Critères de reconnaissance de la faute
Pour établir une responsabilité pénale, plusieurs critères doivent être remplis :
- Acte : Un comportement actif ou passif ayant causé un dommage.
- Élément moral : L’intention ou la négligence associée à l’acte.
- Lien de causalité : Une relation directe entre l’acte et le dommage.

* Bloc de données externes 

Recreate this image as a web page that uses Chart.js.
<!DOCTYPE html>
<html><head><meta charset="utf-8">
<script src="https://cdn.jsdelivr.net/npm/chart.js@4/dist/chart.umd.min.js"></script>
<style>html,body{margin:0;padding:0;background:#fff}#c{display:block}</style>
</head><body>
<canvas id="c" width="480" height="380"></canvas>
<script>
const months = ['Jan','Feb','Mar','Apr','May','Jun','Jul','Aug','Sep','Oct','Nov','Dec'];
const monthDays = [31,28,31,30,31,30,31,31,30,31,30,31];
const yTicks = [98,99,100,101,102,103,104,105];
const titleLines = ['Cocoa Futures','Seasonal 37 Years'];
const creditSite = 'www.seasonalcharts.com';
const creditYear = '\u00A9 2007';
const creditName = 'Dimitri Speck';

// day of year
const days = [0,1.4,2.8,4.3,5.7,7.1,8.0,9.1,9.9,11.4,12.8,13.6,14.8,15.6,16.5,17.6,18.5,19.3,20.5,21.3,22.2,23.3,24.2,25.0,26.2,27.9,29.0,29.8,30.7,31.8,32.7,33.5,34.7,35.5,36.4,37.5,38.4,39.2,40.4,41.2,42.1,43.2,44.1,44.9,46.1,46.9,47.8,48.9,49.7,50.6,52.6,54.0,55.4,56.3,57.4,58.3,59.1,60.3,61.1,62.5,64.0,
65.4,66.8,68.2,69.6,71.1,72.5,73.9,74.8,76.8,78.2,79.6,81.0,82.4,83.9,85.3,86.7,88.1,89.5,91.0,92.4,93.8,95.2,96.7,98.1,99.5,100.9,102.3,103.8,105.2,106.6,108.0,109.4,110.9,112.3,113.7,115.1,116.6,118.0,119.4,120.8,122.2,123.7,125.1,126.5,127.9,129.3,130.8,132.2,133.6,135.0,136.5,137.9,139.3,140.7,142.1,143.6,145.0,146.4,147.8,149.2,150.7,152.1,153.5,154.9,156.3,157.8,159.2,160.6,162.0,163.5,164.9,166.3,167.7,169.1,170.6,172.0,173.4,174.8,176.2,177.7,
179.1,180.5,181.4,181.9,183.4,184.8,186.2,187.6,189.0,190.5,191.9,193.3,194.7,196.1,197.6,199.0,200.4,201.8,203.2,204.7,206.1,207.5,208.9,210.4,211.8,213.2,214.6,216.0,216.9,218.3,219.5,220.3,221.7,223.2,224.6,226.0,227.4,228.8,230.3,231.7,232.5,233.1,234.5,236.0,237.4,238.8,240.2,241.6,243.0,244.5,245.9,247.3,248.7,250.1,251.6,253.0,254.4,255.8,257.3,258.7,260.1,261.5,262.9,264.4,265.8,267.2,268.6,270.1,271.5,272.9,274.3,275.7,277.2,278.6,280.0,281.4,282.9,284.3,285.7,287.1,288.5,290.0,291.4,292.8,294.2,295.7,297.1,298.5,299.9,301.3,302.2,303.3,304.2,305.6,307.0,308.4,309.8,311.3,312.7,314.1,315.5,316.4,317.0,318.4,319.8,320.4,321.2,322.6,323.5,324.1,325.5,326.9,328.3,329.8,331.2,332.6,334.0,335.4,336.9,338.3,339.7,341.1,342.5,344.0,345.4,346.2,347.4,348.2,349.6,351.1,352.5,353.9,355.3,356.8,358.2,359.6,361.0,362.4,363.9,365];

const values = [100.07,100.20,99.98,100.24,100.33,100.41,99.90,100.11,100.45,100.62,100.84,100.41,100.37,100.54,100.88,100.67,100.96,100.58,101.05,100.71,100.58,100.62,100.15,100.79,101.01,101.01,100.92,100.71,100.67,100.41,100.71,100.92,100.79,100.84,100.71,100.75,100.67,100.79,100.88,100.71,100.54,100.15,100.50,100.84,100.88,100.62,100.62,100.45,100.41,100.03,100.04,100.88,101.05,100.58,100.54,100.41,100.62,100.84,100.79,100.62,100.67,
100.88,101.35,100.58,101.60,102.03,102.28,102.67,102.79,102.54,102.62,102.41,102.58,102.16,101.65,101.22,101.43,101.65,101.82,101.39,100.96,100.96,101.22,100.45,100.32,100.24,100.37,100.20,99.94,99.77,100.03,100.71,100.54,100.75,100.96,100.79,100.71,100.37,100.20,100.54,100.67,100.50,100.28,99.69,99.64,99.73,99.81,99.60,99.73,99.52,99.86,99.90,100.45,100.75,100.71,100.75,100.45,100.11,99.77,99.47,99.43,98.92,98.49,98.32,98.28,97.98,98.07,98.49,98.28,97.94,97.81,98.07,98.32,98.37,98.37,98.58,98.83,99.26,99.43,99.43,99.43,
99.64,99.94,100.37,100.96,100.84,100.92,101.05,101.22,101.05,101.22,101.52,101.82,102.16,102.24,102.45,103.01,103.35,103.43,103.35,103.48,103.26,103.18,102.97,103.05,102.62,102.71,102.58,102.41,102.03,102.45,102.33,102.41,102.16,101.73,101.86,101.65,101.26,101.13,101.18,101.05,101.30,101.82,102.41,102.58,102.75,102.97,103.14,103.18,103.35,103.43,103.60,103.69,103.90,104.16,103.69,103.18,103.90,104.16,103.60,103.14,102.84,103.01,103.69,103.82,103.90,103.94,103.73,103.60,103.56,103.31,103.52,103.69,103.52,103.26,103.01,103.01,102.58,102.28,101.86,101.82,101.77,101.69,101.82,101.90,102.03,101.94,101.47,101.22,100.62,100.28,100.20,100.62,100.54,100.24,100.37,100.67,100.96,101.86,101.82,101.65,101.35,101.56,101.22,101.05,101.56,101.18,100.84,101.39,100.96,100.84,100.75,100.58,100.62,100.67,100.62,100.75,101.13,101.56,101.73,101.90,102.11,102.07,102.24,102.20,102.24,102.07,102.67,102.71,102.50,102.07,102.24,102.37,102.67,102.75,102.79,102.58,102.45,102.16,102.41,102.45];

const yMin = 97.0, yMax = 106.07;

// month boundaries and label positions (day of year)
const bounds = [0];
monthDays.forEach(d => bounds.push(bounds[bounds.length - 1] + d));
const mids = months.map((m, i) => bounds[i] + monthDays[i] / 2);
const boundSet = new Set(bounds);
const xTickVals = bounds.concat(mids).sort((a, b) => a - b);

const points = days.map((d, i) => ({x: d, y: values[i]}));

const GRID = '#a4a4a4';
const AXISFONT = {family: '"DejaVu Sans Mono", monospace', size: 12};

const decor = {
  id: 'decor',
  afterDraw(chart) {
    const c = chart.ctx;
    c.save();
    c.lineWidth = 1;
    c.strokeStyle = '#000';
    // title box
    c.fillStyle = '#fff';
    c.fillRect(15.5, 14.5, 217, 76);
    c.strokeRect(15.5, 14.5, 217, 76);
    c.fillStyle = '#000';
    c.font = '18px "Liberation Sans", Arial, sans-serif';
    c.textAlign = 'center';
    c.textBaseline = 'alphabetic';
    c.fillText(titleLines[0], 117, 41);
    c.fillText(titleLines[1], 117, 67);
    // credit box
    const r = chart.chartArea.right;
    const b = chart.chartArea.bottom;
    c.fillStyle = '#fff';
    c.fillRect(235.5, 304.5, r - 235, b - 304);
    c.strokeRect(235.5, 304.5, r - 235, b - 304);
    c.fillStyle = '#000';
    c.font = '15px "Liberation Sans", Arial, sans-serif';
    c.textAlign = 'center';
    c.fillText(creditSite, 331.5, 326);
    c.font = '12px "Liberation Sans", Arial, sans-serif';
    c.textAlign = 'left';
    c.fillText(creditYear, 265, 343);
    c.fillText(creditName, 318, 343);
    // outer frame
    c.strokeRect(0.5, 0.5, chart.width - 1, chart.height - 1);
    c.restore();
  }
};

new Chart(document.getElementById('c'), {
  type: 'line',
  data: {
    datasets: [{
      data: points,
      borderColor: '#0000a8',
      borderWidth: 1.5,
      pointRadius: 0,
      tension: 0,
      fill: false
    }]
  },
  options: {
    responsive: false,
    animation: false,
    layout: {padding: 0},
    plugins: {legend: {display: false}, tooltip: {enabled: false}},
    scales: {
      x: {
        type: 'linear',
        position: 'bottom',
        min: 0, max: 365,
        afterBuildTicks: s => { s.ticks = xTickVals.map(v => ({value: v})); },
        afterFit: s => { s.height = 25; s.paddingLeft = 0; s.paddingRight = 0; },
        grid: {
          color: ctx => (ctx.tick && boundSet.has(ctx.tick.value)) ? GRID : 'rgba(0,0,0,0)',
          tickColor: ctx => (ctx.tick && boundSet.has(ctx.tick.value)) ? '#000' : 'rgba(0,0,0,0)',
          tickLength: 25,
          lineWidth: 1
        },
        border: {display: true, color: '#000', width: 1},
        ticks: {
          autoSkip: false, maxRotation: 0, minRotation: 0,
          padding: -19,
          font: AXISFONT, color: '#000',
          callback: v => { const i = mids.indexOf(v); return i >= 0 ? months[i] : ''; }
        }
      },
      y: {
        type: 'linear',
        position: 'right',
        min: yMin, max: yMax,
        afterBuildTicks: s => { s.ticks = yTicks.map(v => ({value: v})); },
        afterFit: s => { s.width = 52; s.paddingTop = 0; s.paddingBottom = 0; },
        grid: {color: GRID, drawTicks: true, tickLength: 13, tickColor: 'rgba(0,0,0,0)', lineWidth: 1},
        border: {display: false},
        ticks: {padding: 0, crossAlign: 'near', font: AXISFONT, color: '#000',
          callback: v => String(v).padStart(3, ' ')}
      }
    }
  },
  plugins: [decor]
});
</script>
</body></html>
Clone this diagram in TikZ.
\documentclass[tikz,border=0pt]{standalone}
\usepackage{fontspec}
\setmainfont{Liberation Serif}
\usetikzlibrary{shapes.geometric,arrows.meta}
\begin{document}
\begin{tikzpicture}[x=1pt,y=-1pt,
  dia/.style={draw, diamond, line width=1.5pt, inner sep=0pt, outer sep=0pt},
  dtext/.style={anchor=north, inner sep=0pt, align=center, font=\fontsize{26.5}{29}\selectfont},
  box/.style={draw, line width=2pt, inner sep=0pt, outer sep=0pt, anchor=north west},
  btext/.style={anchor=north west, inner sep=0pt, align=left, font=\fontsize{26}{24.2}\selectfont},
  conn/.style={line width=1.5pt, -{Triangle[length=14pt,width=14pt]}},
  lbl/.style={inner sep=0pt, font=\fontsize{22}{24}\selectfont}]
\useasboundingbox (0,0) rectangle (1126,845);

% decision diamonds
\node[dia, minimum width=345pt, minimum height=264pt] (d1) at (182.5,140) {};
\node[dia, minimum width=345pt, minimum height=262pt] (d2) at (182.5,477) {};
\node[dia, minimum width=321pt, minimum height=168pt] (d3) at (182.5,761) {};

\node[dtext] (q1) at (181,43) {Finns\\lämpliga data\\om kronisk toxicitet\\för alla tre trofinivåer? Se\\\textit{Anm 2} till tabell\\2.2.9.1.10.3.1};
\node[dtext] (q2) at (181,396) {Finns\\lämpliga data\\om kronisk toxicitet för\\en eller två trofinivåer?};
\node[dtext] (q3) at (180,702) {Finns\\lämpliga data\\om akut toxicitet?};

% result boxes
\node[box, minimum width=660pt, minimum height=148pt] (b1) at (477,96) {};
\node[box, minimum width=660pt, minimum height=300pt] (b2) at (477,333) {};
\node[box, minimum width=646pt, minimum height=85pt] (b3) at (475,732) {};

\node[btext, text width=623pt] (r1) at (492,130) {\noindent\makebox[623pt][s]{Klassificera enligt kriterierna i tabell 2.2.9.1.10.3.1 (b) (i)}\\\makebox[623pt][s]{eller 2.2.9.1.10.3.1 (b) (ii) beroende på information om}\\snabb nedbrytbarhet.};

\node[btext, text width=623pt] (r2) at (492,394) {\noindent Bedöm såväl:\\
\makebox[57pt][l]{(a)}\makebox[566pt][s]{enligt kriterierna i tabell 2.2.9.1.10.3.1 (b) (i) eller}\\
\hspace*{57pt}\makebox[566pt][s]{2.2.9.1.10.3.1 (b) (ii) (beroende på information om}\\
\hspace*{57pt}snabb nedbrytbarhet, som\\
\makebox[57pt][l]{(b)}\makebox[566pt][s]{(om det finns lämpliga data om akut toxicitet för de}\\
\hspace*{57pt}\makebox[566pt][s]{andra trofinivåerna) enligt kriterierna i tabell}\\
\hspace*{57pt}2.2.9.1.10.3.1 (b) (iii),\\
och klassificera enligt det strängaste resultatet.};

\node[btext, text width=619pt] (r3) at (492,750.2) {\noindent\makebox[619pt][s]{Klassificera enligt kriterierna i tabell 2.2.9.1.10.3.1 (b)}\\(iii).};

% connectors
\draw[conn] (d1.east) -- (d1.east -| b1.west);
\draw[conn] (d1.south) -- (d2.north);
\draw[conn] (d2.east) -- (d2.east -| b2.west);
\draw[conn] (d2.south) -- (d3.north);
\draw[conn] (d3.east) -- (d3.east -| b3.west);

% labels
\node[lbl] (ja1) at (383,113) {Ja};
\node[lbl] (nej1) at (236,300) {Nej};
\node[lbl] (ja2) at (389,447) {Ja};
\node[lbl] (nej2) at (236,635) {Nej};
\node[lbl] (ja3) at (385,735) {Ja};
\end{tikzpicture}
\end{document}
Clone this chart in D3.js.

Ces éléments permettent de distinguer la simple erreur ou accident d’un véritable comportement fautif.
Limites et nuances
Cas des infractions sans faute
Bien que le principe soit largement reconnu, certaines exceptions existent, notamment pour des infractions dites de “responsabilité stricte”. Dans ces cas, la faute n’est pas un élément requis pour établir la responsabilité :
- Infractions environnementales.
- Infractions en matière de santé publique.
Ces exceptions visent généralement des objectifs de prévention et de protection collective.
Présomption d'innocence
Le principe “Pas de crime sans faute” est étroitement lié à la présomption d’innocence. Une personne ne peut être condamnée sans preuve claire de sa culpabilité.
Erreurs de droit
Dans certains systèmes juridiques, une erreur de droit (l'ignorance de la loi) peut limiter la reconnaissance de la faute. Cependant, ce n'est pas une défense absolue.
Cas célèbres
L'affaire Nuremberg
Lors des procès de Nuremberg, les responsables nazis ont invoqué l’obéissance aux ordres pour se défendre. Cependant, les juges ont établi que leur responsabilité reposait sur leur intention consciente de commettre des crimes contre l’humanité.
Accidents industriels
Dans des affaires comme celle de l’explosion de l’usine AZF à Toulouse, la question de la faute a été au centre des débats pour déterminer si des négligences graves avaient conduit à la catastrophe.
Maximes associées
- “Nullum crimen sine lege“ : (“Pas de crime sans loi”) : Ce principe complète celui de “Pas de crime sans faute” en insistant sur la nécessité d’une base légale claire pour toute infraction.
- ”Actus non facit reum nisi mens sit rea“ : (“L’acte ne fait pas le coupable sans l’intention”) : Une maxime qui souligne l’importance de l’intention dans l’établissement de la responsabilité pénale.
Réflexion philosophique et éthique
Le principe “Pas de crime sans faute” repose sur une conception humaniste du droit, où la culpabilité est conditionnée par la liberté et la conscience de l’individu. Il protège les citoyens contre l’arbitraire et garantit que seules les conduites véritablement répréhensibles sont sanctionnées.
Dans une perspective éthique, il reflète l’idée que la justice doit non seulement punir mais aussi comprendre les motivations et les circonstances des actes humains.
Conclusion
Le principe “Pas de crime sans faute” constitue une pierre angulaire du droit pénal moderne. Il garantit que la responsabilité pénale est fondée sur une faute réelle et protège ainsi les individus contre les abus de pouvoir. Son application, bien que parfois nuancée, reste essentielle pour assurer une justice équitable et respectueuse des droits fondamentaux.